Romantic, relaxed, peaceful. These are just some of the words you would use to describe a holiday with your other half. However, they are not some of the words you would use to describe a holiday with the lads.Words used to describe a lads' holiday would be, for example, loud, painful, and smelly. If you're a girl and have never been on a lads' holiday, you'll soon find out what I'm talking about:
You're Less Likely To Go Missing
When you're away with your girl/boyfriend, there's only two of you, so it's pretty easy to keep track of the other person. However, when you're on a holiday with your mates, there's usually quite a large number of you, and as a result, getting everybody home after a night out is sometimes very optimistic. Every group of friends has that guy that just wanders off on a night out, and this guy is not just likely to go missing, he could be gone for a whole day. There's never usually anything to worry about, they usually find their way home, albeit without their phone, shoes, possibly their clothes, and probably €200 worse off than when you all went out the night before. But without a care in the world.
You're Less Likely To Get Injured
Fetishes involving whips aside, it is much more likely that you will you be injured on a lads' holiday. When walking through the town at night with your other half, you will walk along quite normally, never once thinking about climbing that scaffolding or jumping into that bin. Compare this with walking through the same town with the lads, and the whole thing is suddenly an episode of Total Wipeout, and it is a competition to see which one of you can do the stupidest, most dangerous thing possible, before the inevitable visit to the emergency room, where, funny enough, you'll meet the couple with the aforementioned whip lashings.
You See Different Parts Of the Day
A couple's holiday is not all about drinking, and seeing who can down the most fishbowls while standing on their head, as is the case with a lads' holiday. As a result, the hangovers aren't quite as bad, and you may even get out of bed before 3pm. This means that you might go to the beach, or go do some touristy things, picking up a healthy tan along the way. Contrast this with some people who go away on lads' holidays, who never get up early enough to get out into the sun and might even come home paler than when they left. Bats see more sun than these people.
There's Not As Much Messing With Sun Cream
In the unlikely event that some of you actually do make it outside for a bit of sunbathing, as sure as the sky is blue, one of you will fall asleep, and will get a penis drawn on your back with the sun cream. This joke will never ever get old, and anyone who ever misses the opportunity to do this to one of their friends needs to have a long hard look at themselves. Contrast this with a couple's holiday, if it does actually happen that your partner falls asleep in the sun and you draw a penis on them, you also need to take a long hard look at yourself. Funny and all as it might be, it is never okay to draw a penis on your girlfriend's back, and I have never done this once.... Or twice.... Or several times....

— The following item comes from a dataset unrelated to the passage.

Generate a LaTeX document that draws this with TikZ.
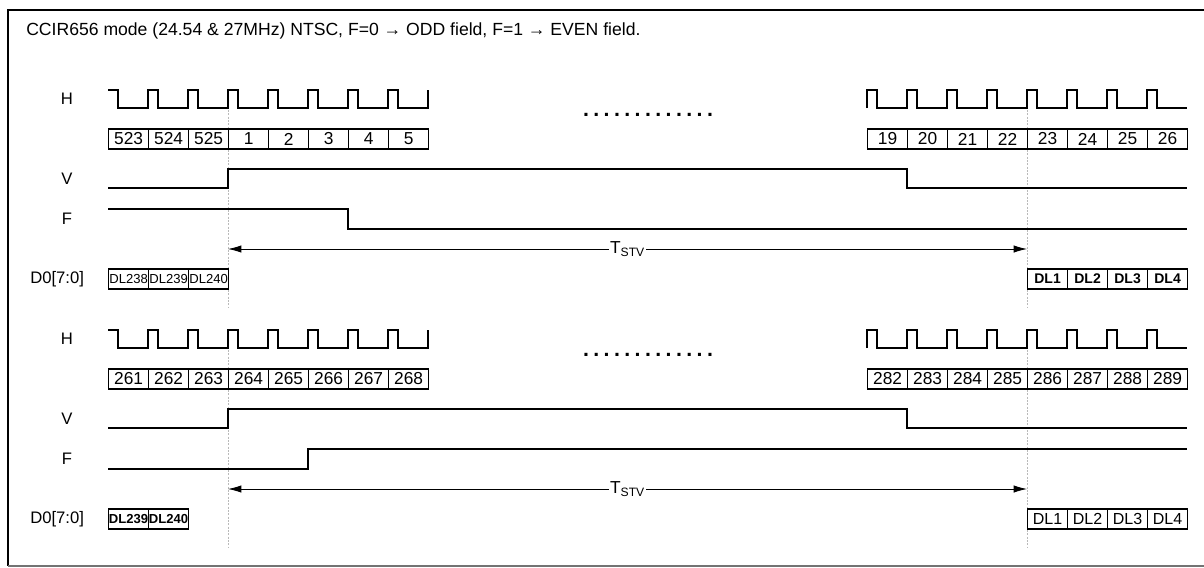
\documentclass[tikz,border=0pt]{standalone}
\usepackage{fontspec}
\setmainfont{Liberation Sans}
\usetikzlibrary{arrows.meta}
\newcommand\gapdot{.\kern3.3pt}
\tikzset{
  wave/.style={line width=1pt},
  guide/.style={gray!55, line width=0.4pt, dash pattern=on 1.5pt off 1pt},
  sig/.style={inner sep=0pt, font=\fontsize{12.5}{14}\selectfont},
  cell/.style={draw, line width=0.9pt, anchor=west, minimum width=30pt, minimum height=15pt, inner sep=0pt, fill=white, font=\fontsize{13}{15}\selectfont},
  dlcell/.style={cell, font=\fontsize{9.8}{11}\selectfont},
  dlbold/.style={cell, font=\fontsize{10.5}{12}\selectfont\bfseries},
  tstv/.style={{Latex[length=10pt,width=5.5pt]}-{Latex[length=10pt,width=5.5pt]}, line width=0.6pt}
}
\begin{document}
\begin{tikzpicture}[x=0.75pt,y=-0.75pt]
\useasboundingbox (0,0) rectangle (1204,568);
% frame
\draw[line width=1.6pt] (1214,10) -- (8,10) -- (8,566);
\draw[line width=0.8pt, black!55] (8,566) -- (1214,566);
\node[inner sep=0pt, anchor=west, font=\fontsize{13.2}{15}\selectfont] (title) at (26,31)
  {CCIR656 mode (24.54 \& 27MHz) NTSC, F=0 → ODD field, F=1 → EVEN field.};

% parts that both fields share
\foreach \off in {0,240} {
  \draw[guide] (228,{110+\off}) -- (228,{308+\off});
  \draw[guide] (1027,{110+\off}) -- (1027,{308+\off});
  \node[sig] (h\off) at (67,{99+\off}) {H};
  \node[sig] (v\off) at (67,{179+\off}) {V};
  \node[sig] (f\off) at (67,{219+\off}) {F};
  \node[sig, anchor=west] (d\off) at (30,{279+\off}) {D0[7:0]};
  % H before the gap
  \draw[wave] (108,{90+\off}) -- (118,{90+\off}) -- (118,{108+\off})
    \foreach \k in {1,...,7} { -- ({108+40*\k},{108+\off}) -- ({108+40*\k},{90+\off})
      -- ({118+40*\k},{90+\off}) -- ({118+40*\k},{108+\off}) }
    -- (428,{108+\off}) -- (428,{90+\off});
  % H after the gap
  \draw[wave] (867,{108+\off}) -- (867,{90+\off}) -- (877,{90+\off}) -- (877,{108+\off})
    \foreach \k in {1,...,7} { -- ({867+40*\k},{108+\off}) -- ({867+40*\k},{90+\off})
      -- ({877+40*\k},{90+\off}) -- ({877+40*\k},{108+\off}) }
    -- (1187,{108+\off});
  \node[inner sep=0pt, font=\fontsize{16}{18}\selectfont\bfseries] (dots\off) at (648,{115+\off})
    {\gapdot\gapdot\gapdot\gapdot\gapdot\gapdot\gapdot\gapdot\gapdot\gapdot\gapdot\gapdot.};
  % V
  \draw[wave] (108,{188+\off}) -- (228,{188+\off}) -- (228,{169+\off})
    -- (907,{169+\off}) -- (907,{188+\off}) -- (1187,{188+\off});
  % T_STV
  \coordinate (ts\off) at (228,{249+\off});
  \coordinate (te\off) at (1027,{249+\off});
  \draw[tstv] (ts\off) -- node[fill=white, inner sep=0.5pt, font=\fontsize{13}{15}\selectfont]
    {T\textsubscript{STV}} (te\off);
}

% odd field
\foreach \n [count=\i from 0] in {523,524,525,1,2,3,4,5}
  \node[cell] (a\i) at ({108+40*\i},139) {\n};
\foreach \n [count=\i from 0] in {19,20,21,22,23,24,25,26}
  \node[cell] (b\i) at ({867+40*\i},139) {\n};
\draw[wave] (108,209) -- (348,209) -- (348,229) -- (1187,229);
\foreach \n [count=\i from 0] in {238,239,240}
  \node[dlcell] (p\i) at ({108+40*\i},279) {DL\n};
\foreach \n [count=\i from 0] in {1,2,3,4}
  \node[dlbold] (q\i) at ({1027+40*\i},279) {DL\n};

% even field
\foreach \n [count=\i from 0] in {261,262,263,264,265,266,267,268}
  \node[cell] (c\i) at ({108+40*\i},379) {\n};
\foreach \n [count=\i from 0] in {282,283,284,285,286,287,288,289}
  \node[cell] (e\i) at ({867+40*\i},379) {\n};
\draw[wave] (108,469) -- (308,469) -- (308,449) -- (1187,449);
\foreach \n [count=\i from 0] in {239,240}
  \node[dlbold, font=\fontsize{9.8}{11}\selectfont\bfseries] (r\i) at ({108+40*\i},519) {DL\n};
\foreach \n [count=\i from 0] in {1,2,3,4}
  \node[cell, font=\fontsize{12}{14}\selectfont] (s\i) at ({1027+40*\i},519) {DL\n};
\end{tikzpicture}
\end{document}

The Apartment Smells Nicer
This point comes from just simple maths. If there is only one guy in an apartment, and he is living with a girl, he will not fart much, if at all, and will usually go outside out of courtesy (This is of course excluding the times when an opportunity for a Dutch Oven presents itself. Google it if you don't know what it is). Now compare to this to an apartment with six guys in it, who are surviving on a diet composed entirely of beer and kebabs. Not only are there more sources of farts, but these sources are almost always trying to outdo one another, and produce the worst (or best depending on your point of view) smell of the holiday.
You Know Who You're Going To Wake Up Beside In The Morning
Again, unless you're into some weird stuff in the bedroom, when you wake up, it is your other half who will be in the bed beside you. This is not always the case with a lads' holiday. There could anything from one of the lads who came in too drunk to tell which bed is his, one of the girls from the club last night who's name you can't remember, or even a traffic cone, which at 5am last night you thought was the coolest thing you'd ever seen and insisted on wearing it on your head the whole way home.